ORCC: Marine predator and prey response to climate change: Synthesis of Acoustics, Physiology, Prey, and Habitat In a Rapidly changing Environment (SAPPHIRE)

$16.49M USD

Funder National Science Foundation (US)
Recipient Organization Oregon State University
Country United States
Start Date Jul 01, 2023
End Date Jun 30, 2027
Duration 1,460 days
Number of Grantees 5
Roles Principal Investigator; Co-Principal Investigator
Data Source National Science Foundation (US)
Grant ID 2308300
Grant Description

Oceans are experiencing significant impacts of climate change, yet the effects on marine organisms remain largely unknown. It is critical to understand how rapid environmental changes will impact the availability and quality of prey species, and consequently how these changes will impact predator health and population resilience. This project identifies and describes the impacts of environmental variation on a crucial marine prey species (krill) and one of its primary predators (blue whale).
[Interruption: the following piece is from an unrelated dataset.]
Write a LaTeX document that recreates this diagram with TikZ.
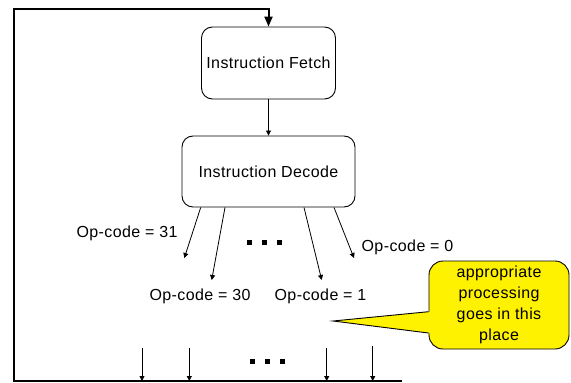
\documentclass[tikz,border=0pt]{standalone}
\usepackage{fontspec}
\setmainfont{Liberation Sans}[LetterSpace=2.5]
\usetikzlibrary{arrows.meta,calc}
\begin{document}
\begin{tikzpicture}[x=1pt,y=-1pt,
  txt/.style={font=\fontsize{16}{19}\selectfont},
  box/.style={draw,rounded corners=11pt,line width=0.9pt,minimum width=134pt,minimum height=72pt,inner sep=0pt,txt},
  arr/.style={line width=0.8pt,-{Triangle[length=5pt,width=5pt]}},
  loopline/.style={line width=2pt,-{Triangle[length=10pt,width=8pt]}},
  lbl/.style={inner sep=0pt,txt},
  dotrow/.style={inner sep=0pt},
  note/.style={draw,fill=yellow,rounded corners=14pt,line width=0.9pt,minimum width=140pt,minimum height=88pt,inner sep=0pt,align=center,font=\fontsize{16}{21}\selectfont}]
\useasboundingbox (0,0) rectangle (571,383);
% boxes
\node[box] (fetch) at (268.5,63) {Instruction Fetch};
\node[box,minimum width=173pt,minimum height=71pt] (decode) at (268.5,171.5) {Instruction Decode};
\draw[arr] (fetch) -- (decode);
% loop
\coordinate (bl) at (13.5,381);
\coordinate (br) at (402,381);
\coordinate (tl) at (13.5,9);
\draw[loopline] (br) -- (bl) -- (tl) -| (fetch.north);
% decode branches
\coordinate (e31) at (184.3,258);
\coordinate (e30) at (211.7,280);
\coordinate (e1) at (321.7,280);
\coordinate (e0) at (354,258);
\draw[arr] ($(decode.south)+(-67.8,0)$) -- (e31);
\draw[arr] ($(decode.south)+(-43.5,0)$) -- (e30);
\draw[arr] ($(decode.south)+(35.5,0)$) -- (e1);
\draw[arr] ($(decode.south)+(65.5,0)$) -- (e0);
% labels
\node[lbl] (op31) at (127,233) {Op-code = 31};
\node[lbl] (op0) at (407.5,247) {Op-code = 0};
\node[lbl] (op30) at (200,296) {Op-code = 30};
\node[lbl] (op1) at (320.5,296) {Op-code = 1};
% dots
\node[dotrow] (dots1) at (264.5,242) {\rule{5pt}{5pt}\hspace{10pt}\rule{5pt}{5pt}\hspace{10pt}\rule{5pt}{5pt}};
\node[dotrow] (dots2) at (267,361) {\rule{5pt}{5pt}\hspace{10pt}\rule{5pt}{5pt}\hspace{10pt}\rule{5pt}{5pt}};
% bottom arrows
\coordinate (s1) at (142,348);
\coordinate (s2) at (189.3,348);
\coordinate (s3) at (326.7,348);
\coordinate (s4) at (372.7,346);
\foreach \s in {s1,s2,s3,s4}{\draw[arr] (\s) -- (\s |- bl);}
% callout
\node[note] (note) at (499,305) {appropriate\\processing\\goes in this\\place};
\coordinate (tip) at (333,321);
\fill[yellow] ($(note.west)+(1.5,6.7)$) -- (tip) -- ($(note.west)+(1.5,28)$) -- cycle;
\draw[line width=0.9pt] ($(note.west)+(0,6.7)$) -- (tip) -- ($(note.west)+(0,28)$);
\end{tikzpicture}
\end{document}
The project examines how changing ocean conditions affect the availability and quality of krill, and how this then impacts blue whale body condition, hormone levels, and foraging and reproductive effort. The focus on prey and predator physiology and fitness will inform the development of novel Species Health Models (SHM), which will advance the understanding of prey-predator co-responses to changing climatic conditions and the influence of species health on population resilience.

SHM will provide a way to monitor and predict species response to climate change by shifting the focus of management efforts toward thresholds based on health, which could enable mitigation measures before population-level declines occur. Furthermore, understanding krill response to variable environmental conditions will inform management of marine prey and predator response to climate change broadly, while public attention on the iconic blue whale can enhance societal awareness and motivate behavioral change.

Species resilience to climate change over shorter timescales will be determined by fitness and fecundity of individuals mediated through behavioral and physiological response pathways. This project aims to describe the co-response of marine prey (krill; Nyctiphanes australis) and predator (blue whale; Balaenoptera musculus brevicauda) health to environmental variation at individual and population levels, enabling a comprehensive understanding of impacts on species fitness under climate change conditions.

Data will be collected on krill and blue whale ecology and physiology in the South Taranaki Bight of New Zealand during three consecutive years (2024-2026). Controlled experiments will determine effects of temperature on krill metabolic rates, energy requirements, and body condition (bioenergetic and biochemical responses). The availability of prey to foraging blue whales will be assessed through net tows and active acoustics to determine krill energetic content, distribution, and density.

Impacts of changes in prey and environmental conditions on individual whale physiology will be quantified through Unoccupied Aircraft Systems assessments of body condition to document nutritive state, and biopsy sampling of skin and blubber tissue to quantify stress (glucocorticoids), nutrition (thyroid, leptin) and reproductive (progesterone, testosterone) hormone levels. At the population level, hydrophones will record blue whale vocalizations to quantify changes in foraging and breeding effort relative to changes in prey and environmental conditions.

These data streams will be integrated through multivariate analyses and development of Species Health Models to understand prey and predator co-response to environmental change, predict species health impacts and fitness consequences, and identify thresholds in prey and predator population resilience.

This award was co-funded through the GEO/OCE Biological Oceanography Program and the BIO/IOS Organismal Responses to Climate Change Program.

This award reflects NSF's statutory mission and has been deemed worthy of support through evaluation using the Foundation's intellectual merit and broader impacts review criteria.